Lawyers representing the bands that are suing Napster for making their music freely accessible over the Internet have found a new target. Warning letters have gone to several universities asking them to restrict the use of university computer networks to access Napster. The letters contain nothing so crass as formal threats of litigation, but they speak of “moral, ethical, and legal obligations” [emphasis added] and the mailed fist is clearly cocked.
The idea of university responsibility has some surface plausibility. The whole Napster brouhaha was triggered by universities’ installation of high capacity lines that enabled the music-loving, leisured, technically-savvy student community to access such a band-width-hogging service. A recent study found that Napster takes up 75 percent of the capacity of some university networks, and 34 percent of schools have already banned it from their networks on economic grounds.
Surface plausibility, maybe–but no, it won’t wash. Artists and record companies have the right to protect their intellectual property (see Naughty Napster), but this does not mean that they should be allowed to destroy the village in order to save it, or to trample values of free expression and economic good sense in a never-ending quest to plug every loophole. We do not need a copyright equivalent of the insanity of the War on Drugs.
Neither universities nor any other institutions should be told they must certify every website used by members of their community, or review every bit-stream to ensure that it is either not protected by copyright or allowable under one of the many exceptions, such as fair use. Any such rule would clog the intellectual pipes of inquiry and innovation by inhibiting the free-wheeling use of the marvelous resource called the Internet. And what would come after censorship for copyright issues? Censorship of sex? Violence? So-called “hate speech”? Communications demonstrating a disrespect of established authority?

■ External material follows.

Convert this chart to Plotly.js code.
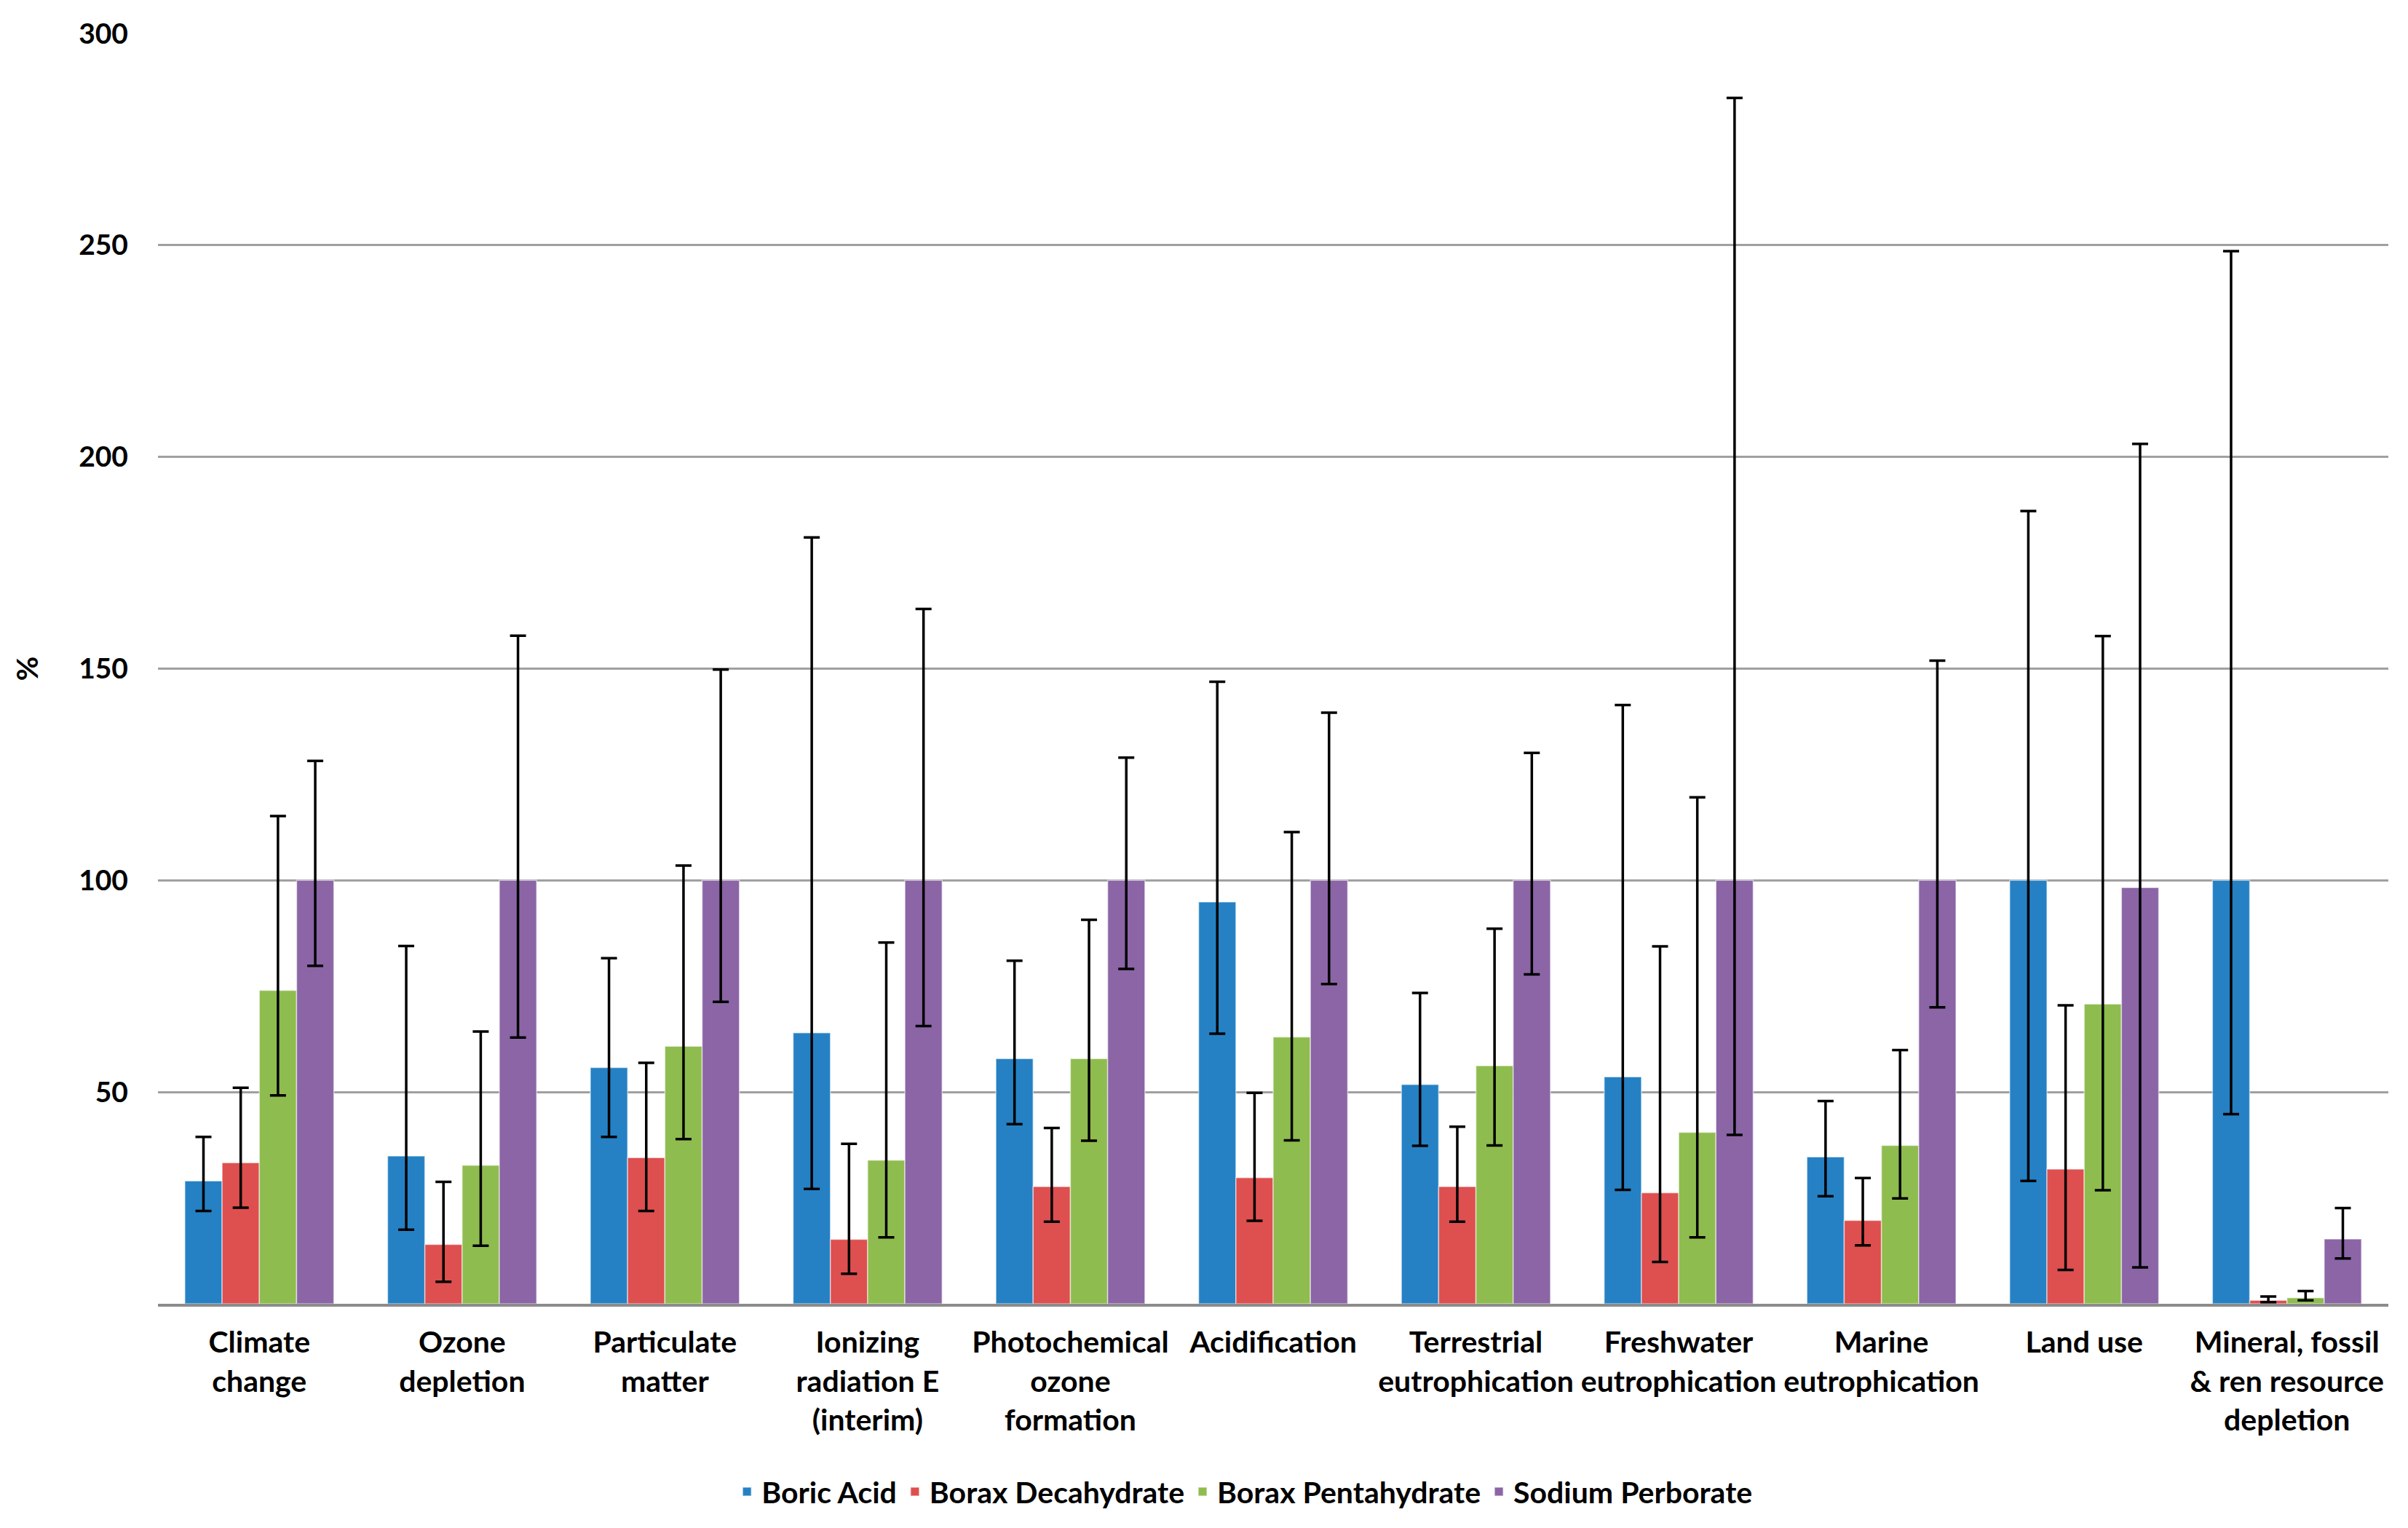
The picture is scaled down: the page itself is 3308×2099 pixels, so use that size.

If a Website, such as Napster’s, violates copyright, it can be sued, as indeed the company is being sued. But as long as the courts have not shut it down, no one else should be required to assess its legality. The universities, which have gotten in the habit of bowing to every special interest that can claim political correctness, should recover the ancient faith that freedom and autonomy must be defended constantly, and stand fast against any obligation to become censors.